**Data provided:**
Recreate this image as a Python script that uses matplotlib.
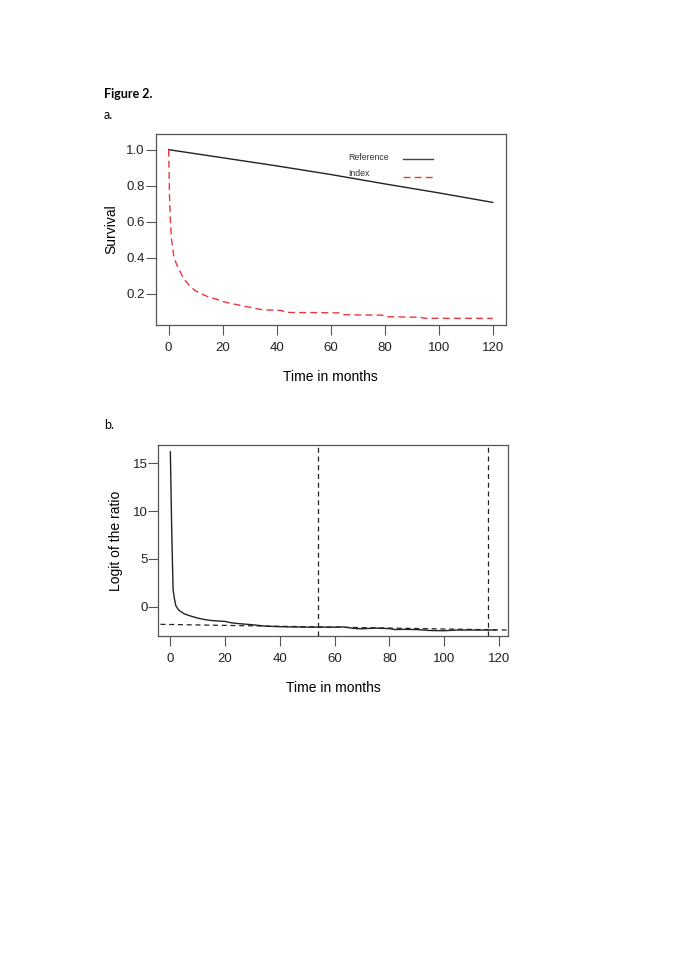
---
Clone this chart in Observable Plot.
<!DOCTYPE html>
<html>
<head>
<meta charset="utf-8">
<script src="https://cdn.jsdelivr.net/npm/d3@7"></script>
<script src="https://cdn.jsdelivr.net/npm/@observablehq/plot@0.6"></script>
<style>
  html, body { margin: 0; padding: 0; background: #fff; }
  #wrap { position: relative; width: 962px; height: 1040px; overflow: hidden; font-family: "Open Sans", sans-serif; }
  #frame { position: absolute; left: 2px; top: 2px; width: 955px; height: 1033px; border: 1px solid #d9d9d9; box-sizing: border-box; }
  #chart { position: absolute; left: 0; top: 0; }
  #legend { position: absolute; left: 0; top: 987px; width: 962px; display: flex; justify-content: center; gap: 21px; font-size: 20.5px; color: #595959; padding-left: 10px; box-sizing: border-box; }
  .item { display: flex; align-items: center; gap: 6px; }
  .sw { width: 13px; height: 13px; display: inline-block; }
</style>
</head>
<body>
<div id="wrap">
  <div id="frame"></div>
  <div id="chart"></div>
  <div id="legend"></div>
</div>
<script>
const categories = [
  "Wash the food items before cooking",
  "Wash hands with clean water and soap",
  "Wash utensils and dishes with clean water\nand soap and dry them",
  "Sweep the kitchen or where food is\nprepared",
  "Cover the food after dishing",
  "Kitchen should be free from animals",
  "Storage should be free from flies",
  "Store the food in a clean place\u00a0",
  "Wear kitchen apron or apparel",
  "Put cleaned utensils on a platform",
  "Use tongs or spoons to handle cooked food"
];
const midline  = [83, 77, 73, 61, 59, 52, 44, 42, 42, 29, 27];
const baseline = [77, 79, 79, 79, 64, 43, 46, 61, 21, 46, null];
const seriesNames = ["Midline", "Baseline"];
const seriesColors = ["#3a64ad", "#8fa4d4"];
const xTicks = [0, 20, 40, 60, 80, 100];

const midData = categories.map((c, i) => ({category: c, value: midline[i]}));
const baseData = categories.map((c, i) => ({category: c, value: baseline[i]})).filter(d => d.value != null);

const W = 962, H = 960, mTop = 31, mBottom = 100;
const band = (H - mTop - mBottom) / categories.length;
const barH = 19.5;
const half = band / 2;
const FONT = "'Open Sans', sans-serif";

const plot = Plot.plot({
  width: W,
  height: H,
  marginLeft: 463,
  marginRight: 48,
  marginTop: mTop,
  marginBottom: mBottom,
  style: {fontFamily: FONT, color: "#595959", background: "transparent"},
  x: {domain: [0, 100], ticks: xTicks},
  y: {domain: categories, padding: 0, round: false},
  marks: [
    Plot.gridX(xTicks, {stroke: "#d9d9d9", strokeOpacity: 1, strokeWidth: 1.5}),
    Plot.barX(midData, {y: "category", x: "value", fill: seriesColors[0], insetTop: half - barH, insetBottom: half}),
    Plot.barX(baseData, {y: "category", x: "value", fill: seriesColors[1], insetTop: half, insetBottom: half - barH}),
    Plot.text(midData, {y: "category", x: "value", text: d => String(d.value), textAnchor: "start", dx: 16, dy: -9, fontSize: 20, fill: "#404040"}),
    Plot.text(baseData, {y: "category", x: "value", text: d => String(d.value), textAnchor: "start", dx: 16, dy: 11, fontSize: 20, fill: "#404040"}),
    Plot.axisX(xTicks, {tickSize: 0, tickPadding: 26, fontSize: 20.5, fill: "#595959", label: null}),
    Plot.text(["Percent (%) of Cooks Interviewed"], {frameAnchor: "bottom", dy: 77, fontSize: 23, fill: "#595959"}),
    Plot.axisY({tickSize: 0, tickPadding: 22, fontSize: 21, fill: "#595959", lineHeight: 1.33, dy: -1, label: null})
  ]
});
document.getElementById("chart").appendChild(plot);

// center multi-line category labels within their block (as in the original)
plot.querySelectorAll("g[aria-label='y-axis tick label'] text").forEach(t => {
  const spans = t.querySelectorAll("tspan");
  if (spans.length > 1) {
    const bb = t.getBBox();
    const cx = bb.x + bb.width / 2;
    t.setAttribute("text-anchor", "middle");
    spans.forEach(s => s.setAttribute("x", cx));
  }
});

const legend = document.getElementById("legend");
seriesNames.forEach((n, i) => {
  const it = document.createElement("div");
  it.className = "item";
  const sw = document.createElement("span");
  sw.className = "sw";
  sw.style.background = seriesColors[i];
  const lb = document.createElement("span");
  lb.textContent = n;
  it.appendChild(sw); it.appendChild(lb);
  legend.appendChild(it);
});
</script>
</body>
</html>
==
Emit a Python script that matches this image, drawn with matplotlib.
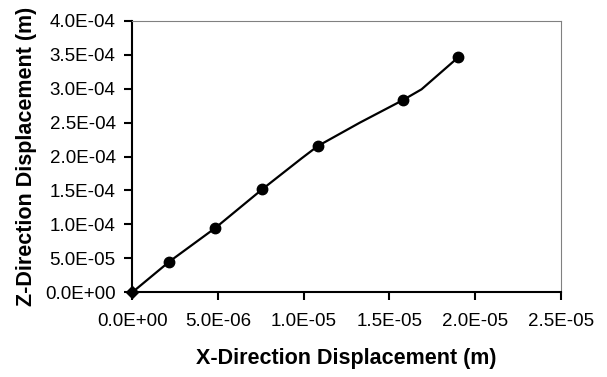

**Exercise prompt:**
Locate all lines that include the word "image" and copy them out.

**Task result:**
Recreate this image as a Python script that uses matplotlib.
Emit a Python script that matches this image, drawn with matplotlib.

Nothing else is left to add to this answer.